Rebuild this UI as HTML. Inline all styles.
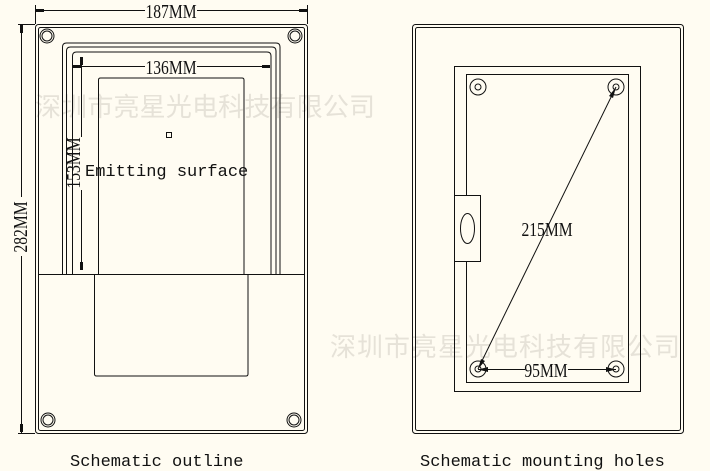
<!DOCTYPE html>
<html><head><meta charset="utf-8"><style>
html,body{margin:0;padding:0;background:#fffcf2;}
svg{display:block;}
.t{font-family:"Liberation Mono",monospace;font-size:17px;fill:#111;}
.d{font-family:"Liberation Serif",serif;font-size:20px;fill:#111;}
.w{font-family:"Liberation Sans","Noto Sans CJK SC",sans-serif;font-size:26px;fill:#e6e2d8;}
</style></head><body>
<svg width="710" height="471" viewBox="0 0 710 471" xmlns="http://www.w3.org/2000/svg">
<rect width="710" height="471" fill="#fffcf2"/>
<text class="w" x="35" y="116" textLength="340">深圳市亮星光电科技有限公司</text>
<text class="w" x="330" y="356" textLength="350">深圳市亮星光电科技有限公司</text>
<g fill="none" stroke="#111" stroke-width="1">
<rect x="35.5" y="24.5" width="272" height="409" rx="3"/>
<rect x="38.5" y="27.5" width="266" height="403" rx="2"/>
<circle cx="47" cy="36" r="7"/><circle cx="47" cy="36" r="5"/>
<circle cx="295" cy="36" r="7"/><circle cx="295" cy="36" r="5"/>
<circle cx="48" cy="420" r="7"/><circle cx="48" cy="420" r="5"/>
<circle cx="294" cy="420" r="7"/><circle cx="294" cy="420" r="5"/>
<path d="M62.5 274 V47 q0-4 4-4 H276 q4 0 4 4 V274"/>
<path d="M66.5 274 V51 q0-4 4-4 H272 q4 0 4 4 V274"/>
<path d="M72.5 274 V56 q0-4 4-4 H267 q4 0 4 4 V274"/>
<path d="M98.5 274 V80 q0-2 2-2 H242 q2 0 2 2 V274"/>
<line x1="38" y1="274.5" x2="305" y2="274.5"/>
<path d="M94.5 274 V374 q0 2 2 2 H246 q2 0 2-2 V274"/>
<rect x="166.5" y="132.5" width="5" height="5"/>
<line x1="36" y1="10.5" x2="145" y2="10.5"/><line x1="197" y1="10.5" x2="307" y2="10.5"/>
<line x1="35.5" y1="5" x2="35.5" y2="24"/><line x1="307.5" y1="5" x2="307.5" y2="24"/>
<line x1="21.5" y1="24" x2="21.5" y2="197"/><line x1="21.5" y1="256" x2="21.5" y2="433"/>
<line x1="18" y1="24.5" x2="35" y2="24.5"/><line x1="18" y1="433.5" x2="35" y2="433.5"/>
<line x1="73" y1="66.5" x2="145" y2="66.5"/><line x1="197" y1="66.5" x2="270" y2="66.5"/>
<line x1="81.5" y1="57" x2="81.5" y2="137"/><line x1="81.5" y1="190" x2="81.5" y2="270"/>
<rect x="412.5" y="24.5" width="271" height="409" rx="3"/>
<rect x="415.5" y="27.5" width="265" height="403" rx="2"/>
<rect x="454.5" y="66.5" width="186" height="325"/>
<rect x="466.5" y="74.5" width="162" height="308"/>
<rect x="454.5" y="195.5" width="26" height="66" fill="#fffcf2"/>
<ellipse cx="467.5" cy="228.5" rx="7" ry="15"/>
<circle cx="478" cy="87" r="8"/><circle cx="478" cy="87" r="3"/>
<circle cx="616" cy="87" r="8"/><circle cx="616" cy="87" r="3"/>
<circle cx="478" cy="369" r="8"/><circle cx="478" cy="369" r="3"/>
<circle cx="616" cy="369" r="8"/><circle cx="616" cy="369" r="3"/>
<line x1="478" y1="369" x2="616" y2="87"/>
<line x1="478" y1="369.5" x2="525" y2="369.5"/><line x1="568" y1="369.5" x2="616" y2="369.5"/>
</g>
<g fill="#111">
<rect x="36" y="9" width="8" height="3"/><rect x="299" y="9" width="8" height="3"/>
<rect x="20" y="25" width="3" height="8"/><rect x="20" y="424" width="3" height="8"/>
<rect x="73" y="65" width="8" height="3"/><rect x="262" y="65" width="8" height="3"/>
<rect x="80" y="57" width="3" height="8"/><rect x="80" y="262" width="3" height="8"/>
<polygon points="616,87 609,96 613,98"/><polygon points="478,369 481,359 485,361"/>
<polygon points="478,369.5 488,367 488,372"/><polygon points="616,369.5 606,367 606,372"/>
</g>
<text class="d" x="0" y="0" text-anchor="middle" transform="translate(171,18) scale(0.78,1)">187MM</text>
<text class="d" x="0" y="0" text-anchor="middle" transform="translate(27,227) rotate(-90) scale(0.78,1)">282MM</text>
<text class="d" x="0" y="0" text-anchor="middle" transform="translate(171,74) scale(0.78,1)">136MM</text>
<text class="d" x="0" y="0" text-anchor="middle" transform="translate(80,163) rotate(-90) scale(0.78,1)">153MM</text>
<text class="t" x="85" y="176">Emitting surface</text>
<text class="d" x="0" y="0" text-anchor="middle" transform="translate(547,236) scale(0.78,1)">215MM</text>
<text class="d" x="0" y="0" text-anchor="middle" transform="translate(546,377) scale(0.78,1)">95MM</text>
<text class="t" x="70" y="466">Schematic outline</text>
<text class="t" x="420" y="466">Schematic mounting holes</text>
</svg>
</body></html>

■ Problem statement: Quote the listing above in full, except for the pictures.

■ Solution to the problem:
Rebuild this UI as HTML. Inline all styles.
<!DOCTYPE html>
<html><head><meta charset="utf-8"><style>
html,body{margin:0;padding:0;background:#fffcf2;}
svg{display:block;}
.t{font-family:"Liberation Mono",monospace;font-size:17px;fill:#111;}
.d{font-family:"Liberation Serif",serif;font-size:20px;fill:#111;}
.w{font-family:"Liberation Sans","Noto Sans CJK SC",sans-serif;font-size:26px;fill:#e6e2d8;}
</style></head><body>
<svg width="710" height="471" viewBox="0 0 710 471" xmlns="http://www.w3.org/2000/svg">
<rect width="710" height="471" fill="#fffcf2"/>
<text class="w" x="35" y="116" textLength="340">深圳市亮星光电科技有限公司</text>
<text class="w" x="330" y="356" textLength="350">深圳市亮星光电科技有限公司</text>
<g fill="none" stroke="#111" stroke-width="1">
<rect x="35.5" y="24.5" width="272" height="409" rx="3"/>
<rect x="38.5" y="27.5" width="266" height="403" rx="2"/>
<circle cx="47" cy="36" r="7"/><circle cx="47" cy="36" r="5"/>
<circle cx="295" cy="36" r="7"/><circle cx="295" cy="36" r="5"/>
<circle cx="48" cy="420" r="7"/><circle cx="48" cy="420" r="5"/>
<circle cx="294" cy="420" r="7"/><circle cx="294" cy="420" r="5"/>
<path d="M62.5 274 V47 q0-4 4-4 H276 q4 0 4 4 V274"/>
<path d="M66.5 274 V51 q0-4 4-4 H272 q4 0 4 4 V274"/>
<path d="M72.5 274 V56 q0-4 4-4 H267 q4 0 4 4 V274"/>
<path d="M98.5 274 V80 q0-2 2-2 H242 q2 0 2 2 V274"/>
<line x1="38" y1="274.5" x2="305" y2="274.5"/>
<path d="M94.5 274 V374 q0 2 2 2 H246 q2 0 2-2 V274"/>
<rect x="166.5" y="132.5" width="5" height="5"/>
<line x1="36" y1="10.5" x2="145" y2="10.5"/><line x1="197" y1="10.5" x2="307" y2="10.5"/>
<line x1="35.5" y1="5" x2="35.5" y2="24"/><line x1="307.5" y1="5" x2="307.5" y2="24"/>
<line x1="21.5" y1="24" x2="21.5" y2="197"/><line x1="21.5" y1="256" x2="21.5" y2="433"/>
<line x1="18" y1="24.5" x2="35" y2="24.5"/><line x1="18" y1="433.5" x2="35" y2="433.5"/>
<line x1="73" y1="66.5" x2="145" y2="66.5"/><line x1="197" y1="66.5" x2="270" y2="66.5"/>
<line x1="81.5" y1="57" x2="81.5" y2="137"/><line x1="81.5" y1="190" x2="81.5" y2="270"/>
<rect x="412.5" y="24.5" width="271" height="409" rx="3"/>
<rect x="415.5" y="27.5" width="265" height="403" rx="2"/>
<rect x="454.5" y="66.5" width="186" height="325"/>
<rect x="466.5" y="74.5" width="162" height="308"/>
<rect x="454.5" y="195.5" width="26" height="66" fill="#fffcf2"/>
<ellipse cx="467.5" cy="228.5" rx="7" ry="15"/>
<circle cx="478" cy="87" r="8"/><circle cx="478" cy="87" r="3"/>
<circle cx="616" cy="87" r="8"/><circle cx="616" cy="87" r="3"/>
<circle cx="478" cy="369" r="8"/><circle cx="478" cy="369" r="3"/>
<circle cx="616" cy="369" r="8"/><circle cx="616" cy="369" r="3"/>
<line x1="478" y1="369" x2="616" y2="87"/>
<line x1="478" y1="369.5" x2="525" y2="369.5"/><line x1="568" y1="369.5" x2="616" y2="369.5"/>
</g>
<g fill="#111">
<rect x="36" y="9" width="8" height="3"/><rect x="299" y="9" width="8" height="3"/>
<rect x="20" y="25" width="3" height="8"/><rect x="20" y="424" width="3" height="8"/>
<rect x="73" y="65" width="8" height="3"/><rect x="262" y="65" width="8" height="3"/>
<rect x="80" y="57" width="3" height="8"/><rect x="80" y="262" width="3" height="8"/>
<polygon points="616,87 609,96 613,98"/><polygon points="478,369 481,359 485,361"/>
<polygon points="478,369.5 488,367 488,372"/><polygon points="616,369.5 606,367 606,372"/>
</g>
<text class="d" x="0" y="0" text-anchor="middle" transform="translate(171,18) scale(0.78,1)">187MM</text>
<text class="d" x="0" y="0" text-anchor="middle" transform="translate(27,227) rotate(-90) scale(0.78,1)">282MM</text>
<text class="d" x="0" y="0" text-anchor="middle" transform="translate(171,74) scale(0.78,1)">136MM</text>
<text class="d" x="0" y="0" text-anchor="middle" transform="translate(80,163) rotate(-90) scale(0.78,1)">153MM</text>
<text class="t" x="85" y="176">Emitting surface</text>
<text class="d" x="0" y="0" text-anchor="middle" transform="translate(547,236) scale(0.78,1)">215MM</text>
<text class="d" x="0" y="0" text-anchor="middle" transform="translate(546,377) scale(0.78,1)">95MM</text>
<text class="t" x="70" y="466">Schematic outline</text>
<text class="t" x="420" y="466">Schematic mounting holes</text>
</svg>
</body></html>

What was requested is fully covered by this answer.